I recently went to my first gay rights demonstration. It was a positive, mostly silent counter-protest to a NOM "rally" (can it really be called a rally when your audience consists of maybe a dozen people?).
I've been to demonstrations for other causes, mostly in high school and college, and I'd forgotten the feeling of solidarity you get from them, the hope that stems from knowing that others care enough to stand out in the sweaty heat for hours.
I live in the South, in a state with no laws protecting against discrimination in housing or employment, no hate-crimes legislation, and a constitutional amendment banning recognition of any sort of same-sex relationship. So I was pleasantly surprised to see that we counter-protesters outnumbered the NOMbers by a significant margin (at least 20:1).

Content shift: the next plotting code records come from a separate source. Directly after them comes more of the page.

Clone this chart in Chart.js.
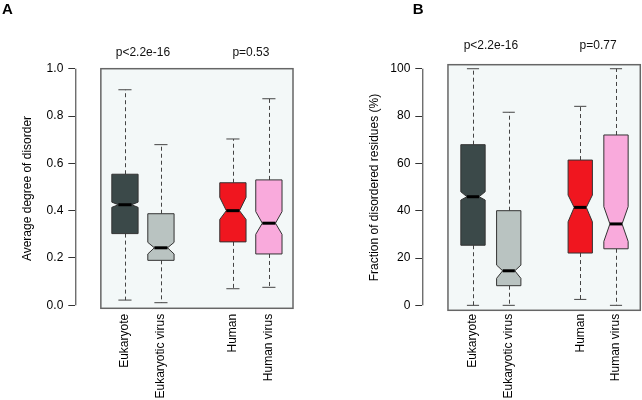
<!DOCTYPE html>
<html>
<head>
<meta charset="utf-8">
<script src="https://cdn.jsdelivr.net/npm/chart.js"></script>
<style>
body{margin:0;background:#fff;width:642px;height:400px;position:relative;overflow:hidden}
.panel{position:absolute;top:0;width:321px;height:400px}
</style>
</head>
<body>
<div class="panel" style="left:0"><canvas id="chartA" width="321" height="400"></canvas></div>
<div class="panel" style="left:321px"><canvas id="chartB" width="321" height="400"></canvas></div>
<script>
// shared categories
const categories = ['Eukaryote', 'Eukaryotic virus', 'Human', 'Human virus']
const positions = [1, 2, 4, 5]
const colors = ['#3b4949', '#b9c3c1', '#f0161f', '#f9aadc']

// panel A: average degree of disorder
const aWhiskerLow  = [0.022, 0.011, 0.070, 0.076]
const aQ1          = [0.303, 0.190, 0.268, 0.217]
const aNotchLow    = [0.414, 0.217, 0.363, 0.300]
const aMedian      = [0.425, 0.243, 0.400, 0.347]
const aNotchHigh   = [0.436, 0.266, 0.456, 0.396]
const aQ3          = [0.554, 0.387, 0.518, 0.530]
const aWhiskerHigh = [0.911, 0.679, 0.703, 0.873]
const aTicks = [0, 0.2, 0.4, 0.6, 0.8, 1.0]
const aPvalues = ['p<2.2e-16', 'p=0.53']

// panel B: fraction of disordered residues (%)
const bWhiskerLow  = [0, 0, 2.5, 0]
const bQ1          = [25.4, 8.3, 22.1, 23.9]
const bNotchLow    = [44.5, 11.4, 35.3, 27.0]
const bMedian      = [45.9, 14.6, 41.4, 34.4]
const bNotchHigh   = [48.0, 17.0, 46.6, 41.7]
const bQ3          = [67.9, 40.0, 61.4, 72.0]
const bWhiskerHigh = [100, 81.6, 84.1, 100]
const bTicks = [0, 20, 40, 60, 80, 100]
const bPvalues = ['p<2.2e-16', 'p=0.77']

const pvalueAt = [1.5, 4.5]

Chart.defaults.font.family = '"Liberation Sans", Arial, sans-serif'
Chart.defaults.font.size = 12
Chart.defaults.color = '#000'

const boxPlotPlugin = {
  id: 'boxplots',
  beforeDraw(chart, args, o){
    const {ctx, chartArea, scales: {x, y}} = chart
    const left = x.getPixelForValue(o.frameLeft)
    ctx.save()
    ctx.fillStyle = '#f3f8f8'
    ctx.fillRect(left, chartArea.top, chartArea.right - left, chartArea.bottom - chartArea.top)
    ctx.restore()
  },
  afterDatasetsDraw(chart, args, o){
    const {ctx, chartArea, scales: {x, y}} = chart
    const b = o.box
    ctx.save()
    for(let i = 0; i < positions.length; i++){
      const cx = x.getPixelForValue(positions[i])
      const half = (x.getPixelForValue(positions[i] + o.width / 2) - x.getPixelForValue(positions[i] - o.width / 2)) / 2
      const yLo = y.getPixelForValue(b.lo[i]), yQ1 = y.getPixelForValue(b.q1[i])
      const yNl = y.getPixelForValue(b.nlo[i]), yMed = y.getPixelForValue(b.med[i])
      const yNh = y.getPixelForValue(b.nhi[i]), yQ3 = y.getPixelForValue(b.q3[i])
      const yHi = y.getPixelForValue(b.hi[i])
      const cx0 = Math.round(cx) + 0.5
      // whiskers
      ctx.strokeStyle = '#444'
      ctx.lineWidth = 1
      ctx.setLineDash([4, 3])
      ctx.beginPath()
      ctx.moveTo(cx0, yQ3); ctx.lineTo(cx0, yHi)
      ctx.moveTo(cx0, yQ1); ctx.lineTo(cx0, yLo)
      ctx.stroke()
      ctx.setLineDash([])
      ctx.beginPath()
      ctx.moveTo(cx - half / 2, yHi); ctx.lineTo(cx + half / 2, yHi)
      ctx.moveTo(cx - half / 2, yLo); ctx.lineTo(cx + half / 2, yLo)
      ctx.stroke()
      // notched box
      ctx.beginPath()
      ctx.moveTo(cx - half, yQ3)
      ctx.lineTo(cx + half, yQ3)
      ctx.lineTo(cx + half, yNh)
      ctx.lineTo(cx + half / 2, yMed)
      ctx.lineTo(cx + half, yNl)
      ctx.lineTo(cx + half, yQ1)
      ctx.lineTo(cx - half, yQ1)
      ctx.lineTo(cx - half, yNl)
      ctx.lineTo(cx - half / 2, yMed)
      ctx.lineTo(cx - half, yNh)
      ctx.closePath()
      ctx.fillStyle = colors[i]
      ctx.fill()
      ctx.strokeStyle = '#333'
      ctx.stroke()
      // median
      ctx.lineWidth = 3
      ctx.strokeStyle = '#000'
      ctx.beginPath()
      ctx.moveTo(cx - half / 2, yMed); ctx.lineTo(cx + half / 2, yMed)
      ctx.stroke()
    }
    ctx.restore()
  },
  afterDraw(chart, args, o){
    const {ctx, chartArea, scales: {x, y}} = chart
    ctx.save()
    // frame
    const left = x.getPixelForValue(o.frameLeft)
    ctx.strokeStyle = '#666'
    ctx.lineWidth = 1.5
    ctx.strokeRect(left, chartArea.top, chartArea.right - left, chartArea.bottom - chartArea.top)
    // y axis line
    ctx.strokeStyle = '#333'
    ctx.lineWidth = 1
    ctx.beginPath()
    ctx.moveTo(chartArea.left + 0.5, y.getPixelForValue(o.yFrom))
    ctx.lineTo(chartArea.left + 0.5, y.getPixelForValue(o.yTo))
    ctx.stroke()
    // p values
    ctx.fillStyle = '#111'
    ctx.font = '12px "Liberation Sans", Arial, sans-serif'
    ctx.textAlign = 'center'
    ctx.textBaseline = 'middle'
    o.pvalues.forEach((t, k) => ctx.fillText(t, x.getPixelForValue(pvalueAt[k]), o.pY))
    // panel letter
    ctx.font = 'bold 15px "Liberation Sans", Arial, sans-serif'
    ctx.textAlign = 'left'
    ctx.textBaseline = 'alphabetic'
    ctx.fillStyle = '#000'
    ctx.fillText(o.letter, o.letterX, 14)
    ctx.restore()
  }
}

function makePanel(id, cfg){
  return new Chart(document.getElementById(id), {
    type: 'scatter',
    data: {datasets: [{data: [], pointRadius: 0}]},
    plugins: [boxPlotPlugin],
    options: {
      responsive: false,
      animation: false,
      devicePixelRatio: 1,
      layout: {padding: cfg.padding},
      plugins: {
        legend: {display: false},
        tooltip: {enabled: false},
        boxplots: cfg.plugin
      },
      scales: {
        x: {
          type: 'linear',
          min: cfg.xMin,
          max: cfg.xMax,
          afterBuildTicks: a => { a.ticks = positions.map(v => ({value: v})) },
          afterFit: s => { s.height = cfg.xHeight },
          grid: {display: false, drawTicks: false},
          border: {display: false},
          ticks: {
            autoSkip: false,
            minRotation: 90,
            maxRotation: 90,
            padding: cfg.labelPad,
            callback: v => categories[positions.indexOf(v)]
          }
        },
        y: {
          min: cfg.yMin,
          max: cfg.yMax,
          afterBuildTicks: a => { a.ticks = cfg.ticks.map(v => ({value: v})) },
          afterFit: s => { s.width = 55.3 },
          grid: {drawOnChartArea: false, drawTicks: true, tickLength: 7, color: '#333'},
          border: {display: false},
          ticks: {padding: 5, callback: cfg.tickFormat},
          title: {display: true, text: cfg.title, padding: 0}
        }
      }
    }
  })
}

makePanel('chartA', {
  padding: {left: 20, top: 68.7, right: 28, bottom: 0},
  xHeight: 91.7,
  labelPad: 5.5,
  xMin: -0.38, xMax: 5.67,
  yMin: -0.0127, yMax: 1.0,
  ticks: aTicks,
  tickFormat: v => v.toFixed(1),
  title: 'Average degree of disorder',
  plugin: {
    frameLeft: 0.33, width: 0.73, yFrom: 0, yTo: 1,
    pvalues: aPvalues, pY: 53, letter: 'A', letterX: 2,
    box: {lo: aWhiskerLow, q1: aQ1, nlo: aNotchLow, med: aMedian, nhi: aNotchHigh, q3: aQ3, hi: aWhiskerHigh}
  }
})

makePanel('chartB', {
  padding: {left: 46, top: 64.7, right: 1.7, bottom: 0},
  xHeight: 89.7,
  labelPad: 3.5,
  xMin: -0.418, xMax: 5.68,
  yMin: -2.1, yMax: 101.7,
  ticks: bTicks,
  tickFormat: v => String(v),
  title: 'Fraction of disordered residues (%)',
  plugin: {
    frameLeft: 0.3, width: 0.68, yFrom: 0, yTo: 100,
    pvalues: bPvalues, pY: 46, letter: 'B', letterX: 91.7,
    box: {lo: bWhiskerLow, q1: bQ1, nlo: bNotchLow, med: bMedian, nhi: bNotchHigh, q3: bQ3, hi: bWhiskerHigh}
  }
})
</script>
</body>
</html>
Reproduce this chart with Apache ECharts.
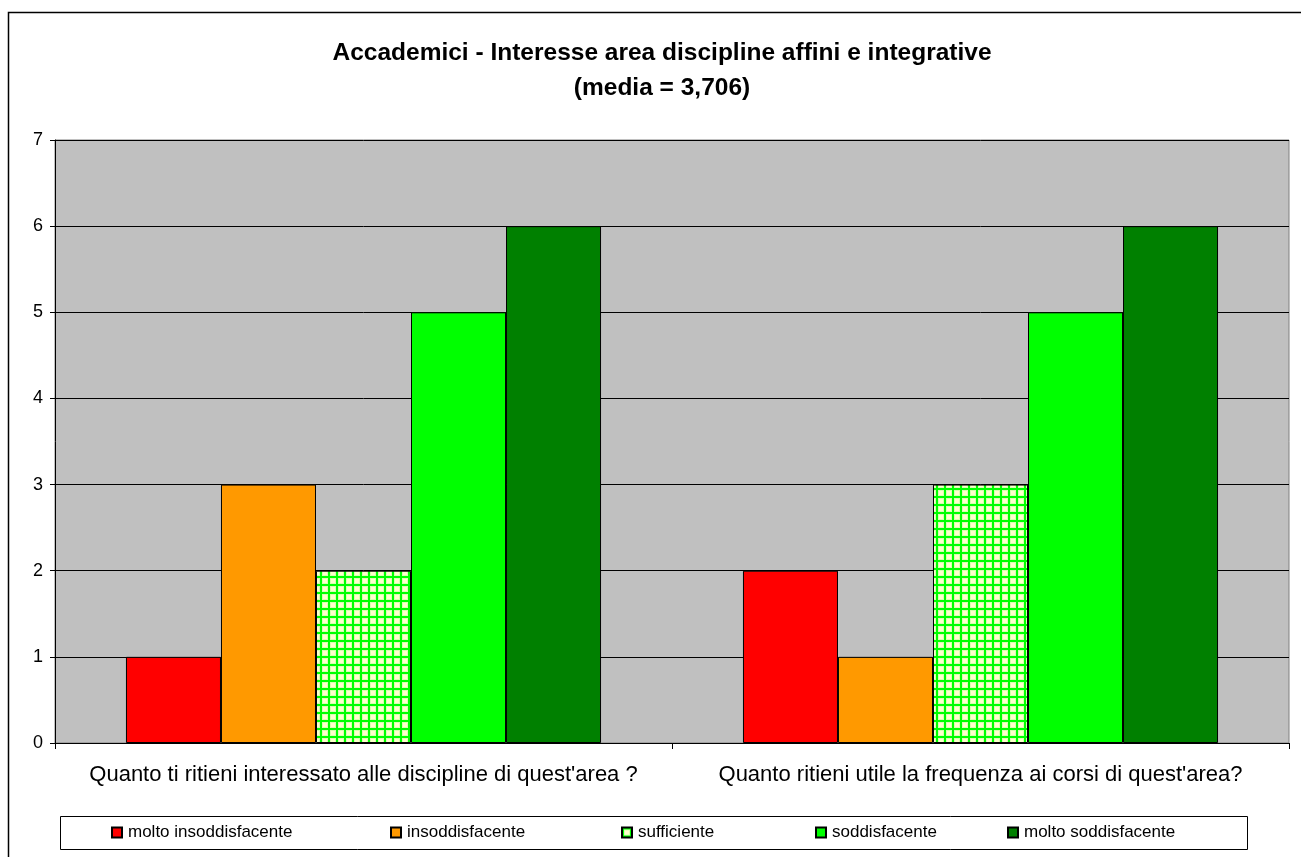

I might have chalked this up to the fact that the NOMbers already have everything they want, and people often don't go out and demonstrate to protect the status quo, except that the vast majority of people whom we passed on the street or who passed us in their cars indicated their support for us, not NOM. Also, many of the people I talked to at the counter-protest told me they were straight. This gives me hope that things really are rapidly changing in this country.
Since this was a counter-protest, we first had a rally a few blocks away, where couples, their parents, and their children talked about the impact of being allowed to marry -- and of not being allowed. It was beautiful and amazing; I'm so inspired by these couples that have been together for decades with very little support and people on all sides trying to tear them apart. True love is truly powerful, and I can only hope to find it one day.
We then assembled across from the NOM "rally." We lined the sidewalk, 6 deep, and the police were there to make sure we weren't infringing the right of way, but one female officer went out of her way to say, "I agree with you and applaud you for what you're doing, but we just have to make sure we keep the sidewalk clear." Yeah, she's one of us. So the police were cool.
Our point in the counter-protest was to show that we just want equal rights, so we were urged to respect NOM's right to demonstrate by not trying to shout them down, just to show them we disagree through our signs and our numbers. Keeping my mouth shut proved difficult once the NOMbers showed how irrational they were, so I resorted to talking quietly to the people around me.
The NOMbers started off by claiming that pro-gay marriage groups were shouting them down and giving them death threats at other stops on their national tour, and so obviously we didn't respect their "civil rights." I don't know if that's true or not; I just know we were certainly respecting their right to spew whatever nonsense they wanted, and I didn't hear a single threat.
"Civil rights" was the theme of the day -- their civil rights, which would be infringed upon if gay marriage passed. Because they have the right to define marriage, and our "redefining" of marriage would take that right away from them. And they have the right to keep their kids from learning that homosexuality exists; apparently their kid being told that their classmate has two mothers or two fathers is infringing on their civil liberties to pretend a biological fact just isn't so.
Yada yada yada, Bible, yada, Christian nation, yada yada, we love you but we want you to be miserable, yada yada, we'll be remembered in history as the preservers of civil rights, yada yada yada, better act now or it will be too late, yada yada, humans are at risk of extinction if the gays have their way, yada yada, erroneous, alarming statistics about crime committed by "children without a mom and a dad," yada blahblah, give us money, yada yada yawn. They were so hypocritical that I almost laughed in a couple of places, except that sadly, they're blind to their hypocrisy, and they do still have the majority in too many places in this country.
Towards the end, a Gospel singer sang a song called "Unity," which really was perfect... for gay marriage supporters. Not quite sure how it fit with their "us vs. them" mentality, but we started cheering and rocking to it, especially when she sang, "A house divided can never stand; come on and take my hand. We've got to build one another up, not tear one another down... We've got to show love to one another." The singer was getting agitated by the end, seeing us so energized by her song and her crowdlet just standing there.
All in all, it was a great day. I left feeling energized and hopeful about the prospects for gay marriage in this country. I was hoping to get to know some new friends a little better, which I did, though I somehow didn't manage to come out to them (which I explain in a later post). And I didn't really meet any single ladies around my age (though that wasn't the primary reason I went, of course). At any rate, I'd definitely attend another demonstration.